__Stated exercise__
Make an exact copy of the listing below.

__Data excerpt__

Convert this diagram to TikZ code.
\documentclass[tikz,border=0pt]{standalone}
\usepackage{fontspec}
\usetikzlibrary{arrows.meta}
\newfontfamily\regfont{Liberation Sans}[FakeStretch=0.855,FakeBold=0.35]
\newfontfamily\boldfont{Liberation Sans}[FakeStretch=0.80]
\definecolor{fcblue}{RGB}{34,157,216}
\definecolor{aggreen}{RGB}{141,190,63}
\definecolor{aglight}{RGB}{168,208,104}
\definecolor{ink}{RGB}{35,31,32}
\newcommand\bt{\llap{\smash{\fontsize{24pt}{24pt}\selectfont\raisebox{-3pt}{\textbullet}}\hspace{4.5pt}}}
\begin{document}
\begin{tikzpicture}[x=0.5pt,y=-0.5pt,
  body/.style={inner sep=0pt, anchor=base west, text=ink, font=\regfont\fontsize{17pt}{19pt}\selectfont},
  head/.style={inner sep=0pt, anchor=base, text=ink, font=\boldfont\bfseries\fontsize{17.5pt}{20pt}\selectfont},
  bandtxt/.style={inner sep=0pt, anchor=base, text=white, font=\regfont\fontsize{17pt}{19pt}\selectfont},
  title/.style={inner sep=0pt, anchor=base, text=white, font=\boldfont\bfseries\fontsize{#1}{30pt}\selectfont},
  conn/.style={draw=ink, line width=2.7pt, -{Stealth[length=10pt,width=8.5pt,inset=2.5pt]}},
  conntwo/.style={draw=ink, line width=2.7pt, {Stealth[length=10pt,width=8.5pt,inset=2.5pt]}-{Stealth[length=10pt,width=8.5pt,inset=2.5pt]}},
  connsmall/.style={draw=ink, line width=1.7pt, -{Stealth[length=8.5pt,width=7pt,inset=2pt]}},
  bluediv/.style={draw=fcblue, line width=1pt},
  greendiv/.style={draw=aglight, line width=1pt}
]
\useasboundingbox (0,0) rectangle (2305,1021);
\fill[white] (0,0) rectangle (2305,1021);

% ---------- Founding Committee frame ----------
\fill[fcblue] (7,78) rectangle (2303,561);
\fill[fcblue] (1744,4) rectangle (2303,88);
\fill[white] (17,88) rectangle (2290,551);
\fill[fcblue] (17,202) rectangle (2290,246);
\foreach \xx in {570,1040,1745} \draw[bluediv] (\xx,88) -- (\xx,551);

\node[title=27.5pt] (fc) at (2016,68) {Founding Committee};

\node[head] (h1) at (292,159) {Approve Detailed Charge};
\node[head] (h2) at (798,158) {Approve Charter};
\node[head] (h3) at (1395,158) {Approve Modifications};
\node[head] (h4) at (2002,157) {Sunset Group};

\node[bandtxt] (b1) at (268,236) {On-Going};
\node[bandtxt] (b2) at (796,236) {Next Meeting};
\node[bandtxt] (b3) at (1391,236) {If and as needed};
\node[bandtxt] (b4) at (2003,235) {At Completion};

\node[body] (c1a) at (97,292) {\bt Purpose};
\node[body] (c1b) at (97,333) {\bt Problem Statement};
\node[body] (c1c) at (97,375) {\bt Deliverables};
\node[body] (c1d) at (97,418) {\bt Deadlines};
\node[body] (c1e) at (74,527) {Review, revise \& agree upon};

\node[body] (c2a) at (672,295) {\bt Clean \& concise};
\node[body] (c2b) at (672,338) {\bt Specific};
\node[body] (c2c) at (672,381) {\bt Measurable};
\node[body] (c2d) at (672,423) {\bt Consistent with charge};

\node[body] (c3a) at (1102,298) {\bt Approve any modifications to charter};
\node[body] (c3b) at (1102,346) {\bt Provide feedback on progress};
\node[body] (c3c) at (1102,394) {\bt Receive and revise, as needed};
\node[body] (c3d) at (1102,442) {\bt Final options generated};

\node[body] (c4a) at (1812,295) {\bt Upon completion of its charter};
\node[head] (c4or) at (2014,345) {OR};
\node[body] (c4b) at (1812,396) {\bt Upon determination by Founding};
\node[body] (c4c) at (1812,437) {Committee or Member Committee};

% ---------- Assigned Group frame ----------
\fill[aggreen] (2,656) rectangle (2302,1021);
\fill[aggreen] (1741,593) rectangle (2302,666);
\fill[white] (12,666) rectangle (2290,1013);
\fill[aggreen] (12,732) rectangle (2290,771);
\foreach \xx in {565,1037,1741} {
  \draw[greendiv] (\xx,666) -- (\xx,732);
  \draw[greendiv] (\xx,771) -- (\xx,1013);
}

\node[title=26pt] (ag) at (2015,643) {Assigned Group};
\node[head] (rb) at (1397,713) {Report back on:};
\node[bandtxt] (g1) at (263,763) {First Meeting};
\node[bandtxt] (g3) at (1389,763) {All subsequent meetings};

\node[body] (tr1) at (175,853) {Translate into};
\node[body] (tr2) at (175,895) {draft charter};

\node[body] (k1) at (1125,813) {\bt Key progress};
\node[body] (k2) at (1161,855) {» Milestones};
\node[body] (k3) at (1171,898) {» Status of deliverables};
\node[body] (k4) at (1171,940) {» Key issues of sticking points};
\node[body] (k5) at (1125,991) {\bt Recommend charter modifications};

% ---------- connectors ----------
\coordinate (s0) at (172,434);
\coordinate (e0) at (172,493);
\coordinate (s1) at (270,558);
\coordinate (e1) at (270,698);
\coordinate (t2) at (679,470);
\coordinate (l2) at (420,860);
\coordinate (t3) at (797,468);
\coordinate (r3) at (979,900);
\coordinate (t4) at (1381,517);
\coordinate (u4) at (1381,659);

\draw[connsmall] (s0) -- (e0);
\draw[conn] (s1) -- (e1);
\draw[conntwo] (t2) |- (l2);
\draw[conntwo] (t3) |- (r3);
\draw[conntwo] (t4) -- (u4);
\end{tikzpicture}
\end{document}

__Result of the task__
Convert this diagram to TikZ code.
\documentclass[tikz,border=0pt]{standalone}
\usepackage{fontspec}
\usetikzlibrary{arrows.meta}
\newfontfamily\regfont{Liberation Sans}[FakeStretch=0.855,FakeBold=0.35]
\newfontfamily\boldfont{Liberation Sans}[FakeStretch=0.80]
\definecolor{fcblue}{RGB}{34,157,216}
\definecolor{aggreen}{RGB}{141,190,63}
\definecolor{aglight}{RGB}{168,208,104}
\definecolor{ink}{RGB}{35,31,32}
\newcommand\bt{\llap{\smash{\fontsize{24pt}{24pt}\selectfont\raisebox{-3pt}{\textbullet}}\hspace{4.5pt}}}
\begin{document}
\begin{tikzpicture}[x=0.5pt,y=-0.5pt,
  body/.style={inner sep=0pt, anchor=base west, text=ink, font=\regfont\fontsize{17pt}{19pt}\selectfont},
  head/.style={inner sep=0pt, anchor=base, text=ink, font=\boldfont\bfseries\fontsize{17.5pt}{20pt}\selectfont},
  bandtxt/.style={inner sep=0pt, anchor=base, text=white, font=\regfont\fontsize{17pt}{19pt}\selectfont},
  title/.style={inner sep=0pt, anchor=base, text=white, font=\boldfont\bfseries\fontsize{#1}{30pt}\selectfont},
  conn/.style={draw=ink, line width=2.7pt, -{Stealth[length=10pt,width=8.5pt,inset=2.5pt]}},
  conntwo/.style={draw=ink, line width=2.7pt, {Stealth[length=10pt,width=8.5pt,inset=2.5pt]}-{Stealth[length=10pt,width=8.5pt,inset=2.5pt]}},
  connsmall/.style={draw=ink, line width=1.7pt, -{Stealth[length=8.5pt,width=7pt,inset=2pt]}},
  bluediv/.style={draw=fcblue, line width=1pt},
  greendiv/.style={draw=aglight, line width=1pt}
]
\useasboundingbox (0,0) rectangle (2305,1021);
\fill[white] (0,0) rectangle (2305,1021);

% ---------- Founding Committee frame ----------
\fill[fcblue] (7,78) rectangle (2303,561);
\fill[fcblue] (1744,4) rectangle (2303,88);
\fill[white] (17,88) rectangle (2290,551);
\fill[fcblue] (17,202) rectangle (2290,246);
\foreach \xx in {570,1040,1745} \draw[bluediv] (\xx,88) -- (\xx,551);

\node[title=27.5pt] (fc) at (2016,68) {Founding Committee};

\node[head] (h1) at (292,159) {Approve Detailed Charge};
\node[head] (h2) at (798,158) {Approve Charter};
\node[head] (h3) at (1395,158) {Approve Modifications};
\node[head] (h4) at (2002,157) {Sunset Group};

\node[bandtxt] (b1) at (268,236) {On-Going};
\node[bandtxt] (b2) at (796,236) {Next Meeting};
\node[bandtxt] (b3) at (1391,236) {If and as needed};
\node[bandtxt] (b4) at (2003,235) {At Completion};

\node[body] (c1a) at (97,292) {\bt Purpose};
\node[body] (c1b) at (97,333) {\bt Problem Statement};
\node[body] (c1c) at (97,375) {\bt Deliverables};
\node[body] (c1d) at (97,418) {\bt Deadlines};
\node[body] (c1e) at (74,527) {Review, revise \& agree upon};

\node[body] (c2a) at (672,295) {\bt Clean \& concise};
\node[body] (c2b) at (672,338) {\bt Specific};
\node[body] (c2c) at (672,381) {\bt Measurable};
\node[body] (c2d) at (672,423) {\bt Consistent with charge};

\node[body] (c3a) at (1102,298) {\bt Approve any modifications to charter};
\node[body] (c3b) at (1102,346) {\bt Provide feedback on progress};
\node[body] (c3c) at (1102,394) {\bt Receive and revise, as needed};
\node[body] (c3d) at (1102,442) {\bt Final options generated};

\node[body] (c4a) at (1812,295) {\bt Upon completion of its charter};
\node[head] (c4or) at (2014,345) {OR};
\node[body] (c4b) at (1812,396) {\bt Upon determination by Founding};
\node[body] (c4c) at (1812,437) {Committee or Member Committee};

% ---------- Assigned Group frame ----------
\fill[aggreen] (2,656) rectangle (2302,1021);
\fill[aggreen] (1741,593) rectangle (2302,666);
\fill[white] (12,666) rectangle (2290,1013);
\fill[aggreen] (12,732) rectangle (2290,771);
\foreach \xx in {565,1037,1741} {
  \draw[greendiv] (\xx,666) -- (\xx,732);
  \draw[greendiv] (\xx,771) -- (\xx,1013);
}

\node[title=26pt] (ag) at (2015,643) {Assigned Group};
\node[head] (rb) at (1397,713) {Report back on:};
\node[bandtxt] (g1) at (263,763) {First Meeting};
\node[bandtxt] (g3) at (1389,763) {All subsequent meetings};

\node[body] (tr1) at (175,853) {Translate into};
\node[body] (tr2) at (175,895) {draft charter};

\node[body] (k1) at (1125,813) {\bt Key progress};
\node[body] (k2) at (1161,855) {» Milestones};
\node[body] (k3) at (1171,898) {» Status of deliverables};
\node[body] (k4) at (1171,940) {» Key issues of sticking points};
\node[body] (k5) at (1125,991) {\bt Recommend charter modifications};

% ---------- connectors ----------
\coordinate (s0) at (172,434);
\coordinate (e0) at (172,493);
\coordinate (s1) at (270,558);
\coordinate (e1) at (270,698);
\coordinate (t2) at (679,470);
\coordinate (l2) at (420,860);
\coordinate (t3) at (797,468);
\coordinate (r3) at (979,900);
\coordinate (t4) at (1381,517);
\coordinate (u4) at (1381,659);

\draw[connsmall] (s0) -- (e0);
\draw[conn] (s1) -- (e1);
\draw[conntwo] (t2) |- (l2);
\draw[conntwo] (t3) |- (r3);
\draw[conntwo] (t4) -- (u4);
\end{tikzpicture}
\end{document}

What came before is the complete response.